- Citizenship: Albania
- Education: University of Tirana
- Occupations: Investigative journalist Economic journalist
- Employer: BIRN Albania

= Gjergj Erebara =

Albanian journalist

Gjergj Erebara is an Albanian investigative journalist and editor for Balkan Investigative Reporting Network (BIRN) in Albania. He specializes in economic reporting, investigative reporting on corruption, politics, and social issues in Albania and the Western Balkans.

Erebara completed his studies in journalism at the University of Tirana in 2002, and holds a MSc in Economic History from Lund University in Sweden. He has worked in several Albanian media as a journalists and editor. Since 2014, he has worked as an editor for BIRN Albania and is a frequent contributor to its publications, Balkan Insight and Reporter.al.
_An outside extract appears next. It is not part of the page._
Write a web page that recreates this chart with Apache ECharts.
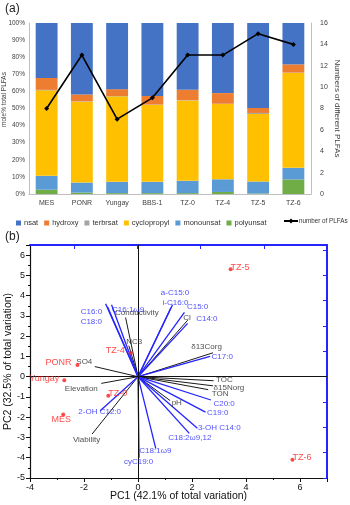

Erebara is also a prolific translator of non-fiction and historical literature from English into Albanian, having translated books from George Orwell, Mary Beard, Edward Gibbon etc. He has criticized the online Albanian dictionary published by the Academy of Sciences of Albania.

He has been outspoken about his opposition to the Anti-Defamation Law targeting online media, proposed by Prime Minister Edi Rama, calling it a type of "media police" and disputing its basis on any European media laws.